- What is asked -
Keep to the lines from the line containing "What seaborn and" through the line containing "ax = fig.add_axes([32.5": copy them exactly and leave every picture out.

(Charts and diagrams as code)
----------

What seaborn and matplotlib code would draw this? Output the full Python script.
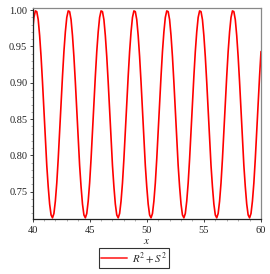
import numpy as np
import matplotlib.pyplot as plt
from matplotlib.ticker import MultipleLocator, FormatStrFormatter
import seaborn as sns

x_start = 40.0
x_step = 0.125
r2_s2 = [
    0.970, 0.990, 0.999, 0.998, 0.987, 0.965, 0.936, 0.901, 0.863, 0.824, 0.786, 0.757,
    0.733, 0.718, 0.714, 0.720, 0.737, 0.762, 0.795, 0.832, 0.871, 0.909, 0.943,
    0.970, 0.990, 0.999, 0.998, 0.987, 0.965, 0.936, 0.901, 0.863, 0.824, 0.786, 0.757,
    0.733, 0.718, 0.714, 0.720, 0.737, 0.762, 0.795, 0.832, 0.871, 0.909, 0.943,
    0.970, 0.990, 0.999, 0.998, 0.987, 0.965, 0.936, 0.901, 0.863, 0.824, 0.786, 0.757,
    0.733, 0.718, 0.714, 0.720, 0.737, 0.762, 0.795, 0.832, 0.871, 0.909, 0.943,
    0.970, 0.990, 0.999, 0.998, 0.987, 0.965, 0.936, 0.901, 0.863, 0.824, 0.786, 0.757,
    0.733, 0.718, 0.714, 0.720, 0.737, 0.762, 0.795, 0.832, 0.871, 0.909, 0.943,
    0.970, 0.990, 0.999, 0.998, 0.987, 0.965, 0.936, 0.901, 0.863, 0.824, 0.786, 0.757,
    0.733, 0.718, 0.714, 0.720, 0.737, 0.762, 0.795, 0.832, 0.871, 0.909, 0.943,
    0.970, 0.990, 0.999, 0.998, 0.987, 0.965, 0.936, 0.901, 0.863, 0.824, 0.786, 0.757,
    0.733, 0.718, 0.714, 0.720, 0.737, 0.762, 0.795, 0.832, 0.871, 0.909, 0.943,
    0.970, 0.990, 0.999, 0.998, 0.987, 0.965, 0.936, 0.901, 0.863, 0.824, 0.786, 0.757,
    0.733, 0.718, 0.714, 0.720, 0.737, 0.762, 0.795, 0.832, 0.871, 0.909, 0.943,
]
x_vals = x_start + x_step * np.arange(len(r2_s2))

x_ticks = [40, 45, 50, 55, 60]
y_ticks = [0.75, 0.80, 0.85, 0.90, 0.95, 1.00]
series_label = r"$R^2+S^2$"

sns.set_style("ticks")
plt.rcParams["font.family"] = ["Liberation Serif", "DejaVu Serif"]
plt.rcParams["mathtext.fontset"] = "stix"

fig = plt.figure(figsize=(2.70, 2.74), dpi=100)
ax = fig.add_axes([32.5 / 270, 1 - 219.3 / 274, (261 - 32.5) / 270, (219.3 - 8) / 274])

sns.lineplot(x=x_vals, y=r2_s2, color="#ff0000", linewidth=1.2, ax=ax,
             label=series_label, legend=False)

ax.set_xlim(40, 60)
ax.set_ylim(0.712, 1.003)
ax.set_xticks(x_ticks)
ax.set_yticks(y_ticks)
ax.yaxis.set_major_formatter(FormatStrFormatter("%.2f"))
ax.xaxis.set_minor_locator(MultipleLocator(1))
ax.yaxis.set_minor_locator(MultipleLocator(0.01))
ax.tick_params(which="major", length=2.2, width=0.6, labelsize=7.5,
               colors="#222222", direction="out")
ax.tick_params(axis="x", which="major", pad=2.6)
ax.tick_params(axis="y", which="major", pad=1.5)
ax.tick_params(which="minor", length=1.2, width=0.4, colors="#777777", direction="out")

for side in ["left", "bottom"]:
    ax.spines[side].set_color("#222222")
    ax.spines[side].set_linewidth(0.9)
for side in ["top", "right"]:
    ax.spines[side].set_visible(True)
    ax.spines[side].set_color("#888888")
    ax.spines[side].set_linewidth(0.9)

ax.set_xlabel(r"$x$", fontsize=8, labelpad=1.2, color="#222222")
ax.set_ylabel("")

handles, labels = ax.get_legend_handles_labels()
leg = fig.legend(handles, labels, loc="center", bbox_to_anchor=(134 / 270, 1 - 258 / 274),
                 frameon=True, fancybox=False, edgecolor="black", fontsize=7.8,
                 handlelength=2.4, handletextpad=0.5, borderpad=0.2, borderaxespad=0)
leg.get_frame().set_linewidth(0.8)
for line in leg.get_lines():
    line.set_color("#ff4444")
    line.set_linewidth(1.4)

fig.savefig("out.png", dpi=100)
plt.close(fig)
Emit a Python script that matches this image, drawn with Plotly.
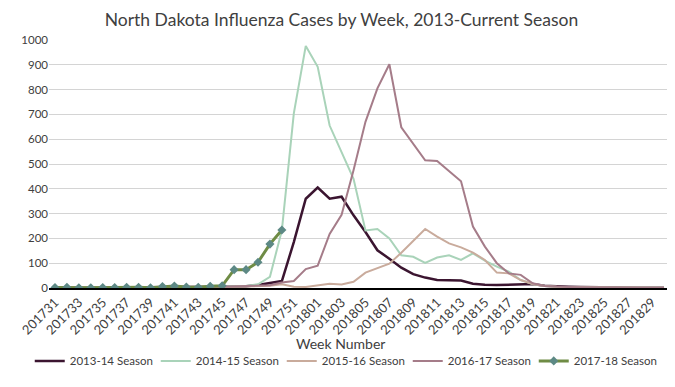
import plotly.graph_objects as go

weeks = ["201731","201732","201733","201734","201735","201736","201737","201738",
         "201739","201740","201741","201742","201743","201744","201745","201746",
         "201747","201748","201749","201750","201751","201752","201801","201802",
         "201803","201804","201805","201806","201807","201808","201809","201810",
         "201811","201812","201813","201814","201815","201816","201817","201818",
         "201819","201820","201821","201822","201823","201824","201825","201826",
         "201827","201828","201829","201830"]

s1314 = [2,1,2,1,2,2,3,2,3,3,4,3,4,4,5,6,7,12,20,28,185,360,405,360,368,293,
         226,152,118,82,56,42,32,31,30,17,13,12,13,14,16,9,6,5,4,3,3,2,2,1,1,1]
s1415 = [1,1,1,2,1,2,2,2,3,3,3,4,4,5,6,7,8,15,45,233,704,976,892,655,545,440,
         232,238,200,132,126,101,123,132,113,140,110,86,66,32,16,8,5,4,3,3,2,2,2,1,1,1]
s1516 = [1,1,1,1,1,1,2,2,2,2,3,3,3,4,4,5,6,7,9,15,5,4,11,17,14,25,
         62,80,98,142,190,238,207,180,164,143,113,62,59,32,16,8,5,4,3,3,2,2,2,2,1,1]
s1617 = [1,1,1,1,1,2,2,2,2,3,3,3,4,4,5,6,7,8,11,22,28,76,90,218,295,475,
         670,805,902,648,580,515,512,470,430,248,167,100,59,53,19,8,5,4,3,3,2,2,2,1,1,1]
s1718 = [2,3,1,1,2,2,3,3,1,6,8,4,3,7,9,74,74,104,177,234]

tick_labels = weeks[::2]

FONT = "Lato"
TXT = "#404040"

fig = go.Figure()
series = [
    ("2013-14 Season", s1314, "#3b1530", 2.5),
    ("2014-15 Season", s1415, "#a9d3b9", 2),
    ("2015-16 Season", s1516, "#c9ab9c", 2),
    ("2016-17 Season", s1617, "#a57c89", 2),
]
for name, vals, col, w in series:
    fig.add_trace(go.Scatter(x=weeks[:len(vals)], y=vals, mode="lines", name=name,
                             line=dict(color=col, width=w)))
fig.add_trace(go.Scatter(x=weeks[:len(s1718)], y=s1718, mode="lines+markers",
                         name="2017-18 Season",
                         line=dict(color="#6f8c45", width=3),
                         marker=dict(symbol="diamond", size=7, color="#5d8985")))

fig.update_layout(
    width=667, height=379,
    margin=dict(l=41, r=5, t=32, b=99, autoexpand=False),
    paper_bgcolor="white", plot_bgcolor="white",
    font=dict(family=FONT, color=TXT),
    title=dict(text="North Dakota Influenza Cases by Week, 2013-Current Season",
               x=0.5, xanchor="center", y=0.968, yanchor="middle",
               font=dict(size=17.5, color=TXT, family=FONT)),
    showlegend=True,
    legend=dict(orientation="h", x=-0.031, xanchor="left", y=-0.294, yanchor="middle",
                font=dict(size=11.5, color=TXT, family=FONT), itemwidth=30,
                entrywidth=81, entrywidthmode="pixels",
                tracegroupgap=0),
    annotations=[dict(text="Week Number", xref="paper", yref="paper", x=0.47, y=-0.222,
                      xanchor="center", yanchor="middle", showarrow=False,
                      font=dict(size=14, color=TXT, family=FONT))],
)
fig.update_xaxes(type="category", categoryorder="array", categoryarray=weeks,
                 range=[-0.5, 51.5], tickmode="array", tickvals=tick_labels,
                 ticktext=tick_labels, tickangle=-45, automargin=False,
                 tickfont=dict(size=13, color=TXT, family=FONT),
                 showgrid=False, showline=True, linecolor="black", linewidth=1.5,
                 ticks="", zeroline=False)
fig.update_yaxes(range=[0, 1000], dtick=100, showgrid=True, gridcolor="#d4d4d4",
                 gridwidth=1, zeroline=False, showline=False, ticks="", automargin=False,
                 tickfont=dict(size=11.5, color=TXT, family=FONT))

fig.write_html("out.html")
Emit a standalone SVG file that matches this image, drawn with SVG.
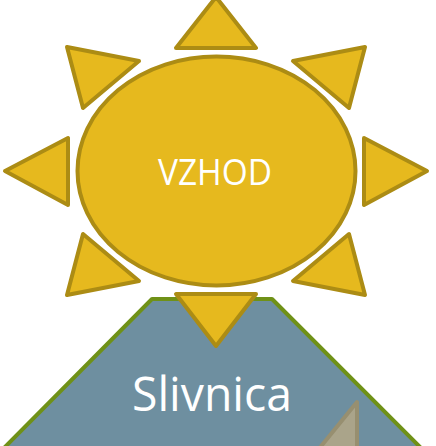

----------

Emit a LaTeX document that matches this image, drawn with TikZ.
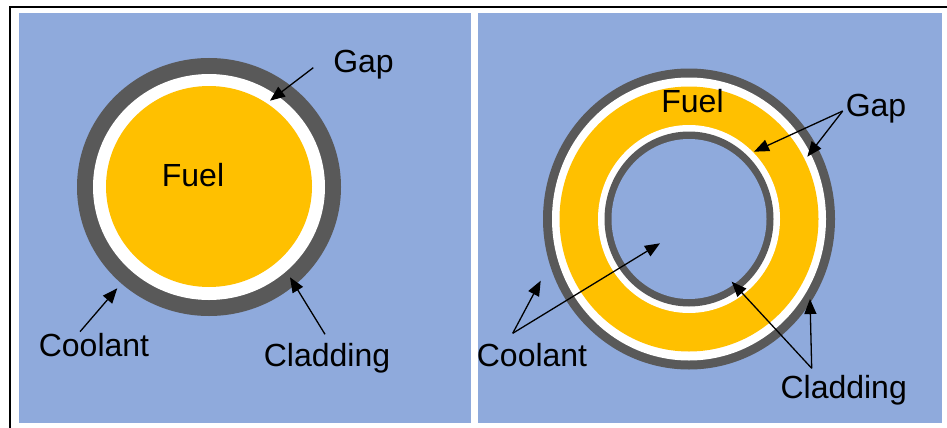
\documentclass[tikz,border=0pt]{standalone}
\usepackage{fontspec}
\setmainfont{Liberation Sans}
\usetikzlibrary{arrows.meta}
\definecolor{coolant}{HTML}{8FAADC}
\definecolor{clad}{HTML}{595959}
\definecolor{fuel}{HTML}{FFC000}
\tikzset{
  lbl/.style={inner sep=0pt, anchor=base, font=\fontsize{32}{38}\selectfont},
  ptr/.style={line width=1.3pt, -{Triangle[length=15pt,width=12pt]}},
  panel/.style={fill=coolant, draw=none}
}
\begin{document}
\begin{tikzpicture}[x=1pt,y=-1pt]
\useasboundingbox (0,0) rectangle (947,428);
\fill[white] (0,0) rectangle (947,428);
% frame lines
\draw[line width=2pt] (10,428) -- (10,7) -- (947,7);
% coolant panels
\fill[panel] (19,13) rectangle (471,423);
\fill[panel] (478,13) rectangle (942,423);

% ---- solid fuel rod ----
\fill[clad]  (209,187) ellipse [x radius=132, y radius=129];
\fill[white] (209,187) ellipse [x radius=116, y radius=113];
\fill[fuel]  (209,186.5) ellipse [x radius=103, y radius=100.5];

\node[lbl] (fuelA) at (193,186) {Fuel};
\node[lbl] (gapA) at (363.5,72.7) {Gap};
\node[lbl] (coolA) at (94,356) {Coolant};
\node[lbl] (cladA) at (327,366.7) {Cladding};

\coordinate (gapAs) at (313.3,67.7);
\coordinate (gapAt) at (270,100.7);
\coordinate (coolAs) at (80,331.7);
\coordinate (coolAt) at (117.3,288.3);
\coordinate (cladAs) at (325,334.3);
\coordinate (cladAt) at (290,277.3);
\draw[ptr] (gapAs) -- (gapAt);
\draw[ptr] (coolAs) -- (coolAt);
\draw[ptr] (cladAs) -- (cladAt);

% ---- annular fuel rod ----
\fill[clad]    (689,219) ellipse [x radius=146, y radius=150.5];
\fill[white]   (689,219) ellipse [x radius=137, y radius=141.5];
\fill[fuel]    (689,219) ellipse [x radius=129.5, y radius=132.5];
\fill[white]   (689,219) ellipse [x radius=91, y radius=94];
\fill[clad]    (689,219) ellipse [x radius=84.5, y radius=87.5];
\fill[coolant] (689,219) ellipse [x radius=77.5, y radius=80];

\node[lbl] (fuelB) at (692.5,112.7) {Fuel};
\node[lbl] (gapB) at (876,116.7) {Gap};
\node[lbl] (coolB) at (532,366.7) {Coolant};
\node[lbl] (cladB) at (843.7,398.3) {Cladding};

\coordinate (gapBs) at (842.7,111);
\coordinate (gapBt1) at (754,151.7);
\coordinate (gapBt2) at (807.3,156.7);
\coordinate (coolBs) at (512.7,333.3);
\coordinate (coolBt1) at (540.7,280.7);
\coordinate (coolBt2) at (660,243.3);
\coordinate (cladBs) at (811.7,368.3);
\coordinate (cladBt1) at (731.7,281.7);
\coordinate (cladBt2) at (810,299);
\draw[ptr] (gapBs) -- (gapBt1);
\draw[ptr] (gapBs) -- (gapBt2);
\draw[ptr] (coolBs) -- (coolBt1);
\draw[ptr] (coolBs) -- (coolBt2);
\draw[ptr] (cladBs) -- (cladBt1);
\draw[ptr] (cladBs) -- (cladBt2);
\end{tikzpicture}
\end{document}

----------

- Result of this exercise -
What seaborn and matplotlib code would draw this? Output the full Python script.
import numpy as np
import matplotlib.pyplot as plt
from matplotlib.ticker import MultipleLocator, FormatStrFormatter
import seaborn as sns

x_start = 40.0
x_step = 0.125
r2_s2 = [
    0.970, 0.990, 0.999, 0.998, 0.987, 0.965, 0.936, 0.901, 0.863, 0.824, 0.786, 0.757,
    0.733, 0.718, 0.714, 0.720, 0.737, 0.762, 0.795, 0.832, 0.871, 0.909, 0.943,
    0.970, 0.990, 0.999, 0.998, 0.987, 0.965, 0.936, 0.901, 0.863, 0.824, 0.786, 0.757,
    0.733, 0.718, 0.714, 0.720, 0.737, 0.762, 0.795, 0.832, 0.871, 0.909, 0.943,
    0.970, 0.990, 0.999, 0.998, 0.987, 0.965, 0.936, 0.901, 0.863, 0.824, 0.786, 0.757,
    0.733, 0.718, 0.714, 0.720, 0.737, 0.762, 0.795, 0.832, 0.871, 0.909, 0.943,
    0.970, 0.990, 0.999, 0.998, 0.987, 0.965, 0.936, 0.901, 0.863, 0.824, 0.786, 0.757,
    0.733, 0.718, 0.714, 0.720, 0.737, 0.762, 0.795, 0.832, 0.871, 0.909, 0.943,
    0.970, 0.990, 0.999, 0.998, 0.987, 0.965, 0.936, 0.901, 0.863, 0.824, 0.786, 0.757,
    0.733, 0.718, 0.714, 0.720, 0.737, 0.762, 0.795, 0.832, 0.871, 0.909, 0.943,
    0.970, 0.990, 0.999, 0.998, 0.987, 0.965, 0.936, 0.901, 0.863, 0.824, 0.786, 0.757,
    0.733, 0.718, 0.714, 0.720, 0.737, 0.762, 0.795, 0.832, 0.871, 0.909, 0.943,
    0.970, 0.990, 0.999, 0.998, 0.987, 0.965, 0.936, 0.901, 0.863, 0.824, 0.786, 0.757,
    0.733, 0.718, 0.714, 0.720, 0.737, 0.762, 0.795, 0.832, 0.871, 0.909, 0.943,
]
x_vals = x_start + x_step * np.arange(len(r2_s2))

x_ticks = [40, 45, 50, 55, 60]
y_ticks = [0.75, 0.80, 0.85, 0.90, 0.95, 1.00]
series_label = r"$R^2+S^2$"

sns.set_style("ticks")
plt.rcParams["font.family"] = ["Liberation Serif", "DejaVu Serif"]
plt.rcParams["mathtext.fontset"] = "stix"

fig = plt.figure(figsize=(2.70, 2.74), dpi=100)
ax = fig.add_axes([32.5 / 270, 1 - 219.3 / 274, (261 - 32.5) / 270, (219.3 - 8) / 274])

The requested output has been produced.